Minimum Spanning Tree

Problem Description

This benchmark computes a minimum spanning tree in a weighted undirected graph with by using Boruvka's algorithm.

Algorithm

The algorithm is implemented by successive edge-relaxations of the minimum weight edges. However, since an explicit edge-relaxation involves modifying the graph, the implementation performs edge-relaxation indirectly. This is done by keeping track of the set of nodes that have been merged, called components, which avoids modifications to the graph. Each component's size grows in each iteration, while the number of components reduces (due to components getting merged). The algorithm terminates when only one component remains. When the input graph is disconnected, the algorithm terminates when the number of components does not change in an iteration and it computes a minimum spanning forest.


Figure: Before edge-contraction and after edge-contraction

The computation is split across a sequence of kernels as shown in the code below.

do {
  find the minimum weight edge out of each node;
  find the minimum weight edge out of each component;
  find the merge partner;
  merge a component with its partner;
} while the number of components changes;
The body of the loop is implemented as separate kernels. The kernels are repeatedly called from the host until there is no change in the number of components.
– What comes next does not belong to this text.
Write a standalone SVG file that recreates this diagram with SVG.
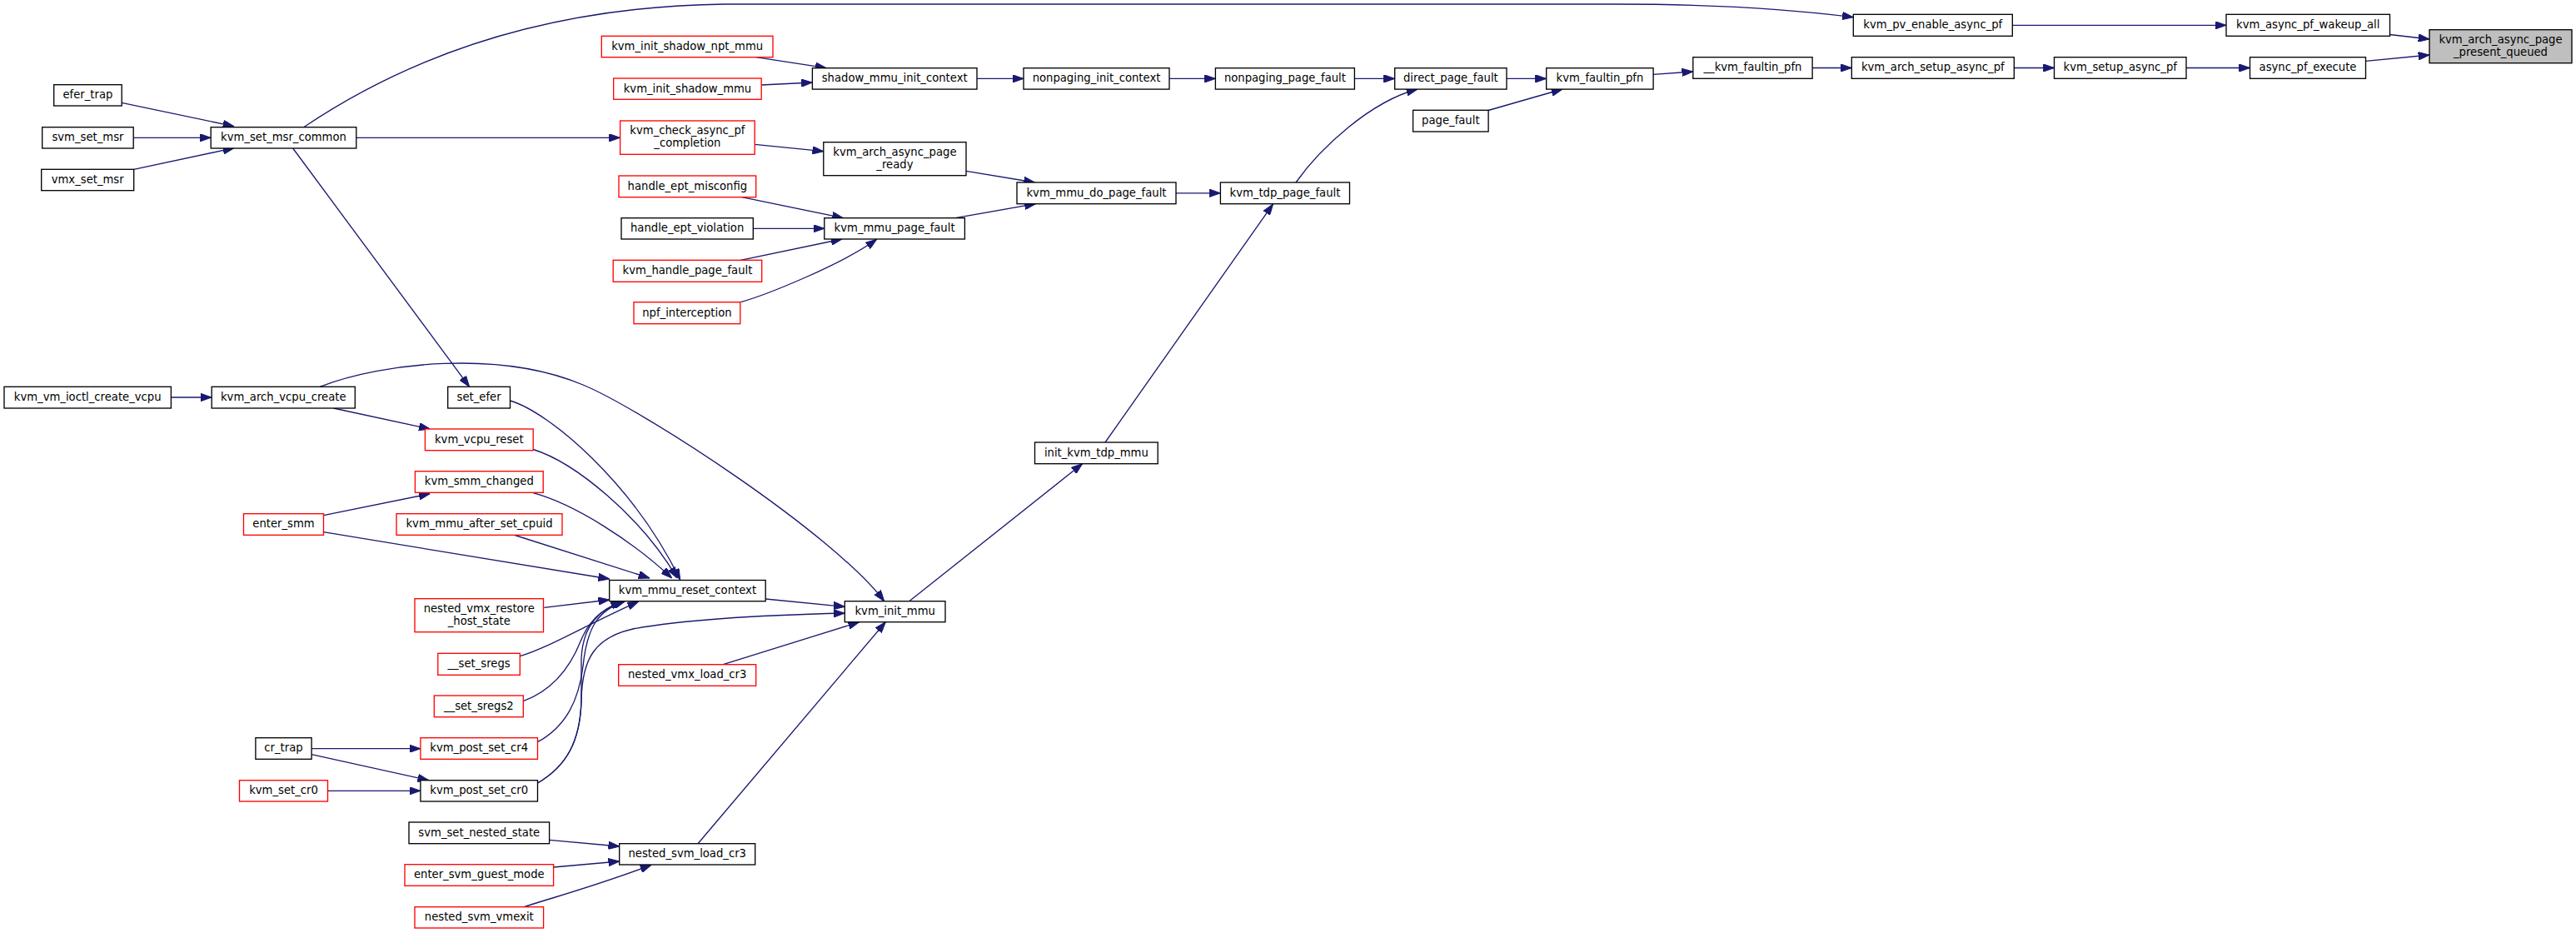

The mst variant iterates over the entire graph, while the mst-da version uses worklists for parts of the computation (and is thus more work-efficient and faster).

NOTE: Only use the symmetric graph files (.sym.gr) as inputs.

Performance

The benchmark is written in CUDA.
Compile as: make
Execute as: mst <graphfile>
Or as: mst-da <graphfile>
e.g., mst USA-road-d.FLA.sym.gr

e.g., mst-da USA-road-d.FLA.sym.gr

GraphTime (ms)
FLA.sym703.86
rmat12.sym9.02
2d-2e20.sym536.55

The above performance is observed on a 1.45 GHz Quadro 6000 with 6 GB of main memory and 448 cores distributed over 14 SMs. It has 64 kB of fast memory per SM that is split between the L1 data cache and the shared memory.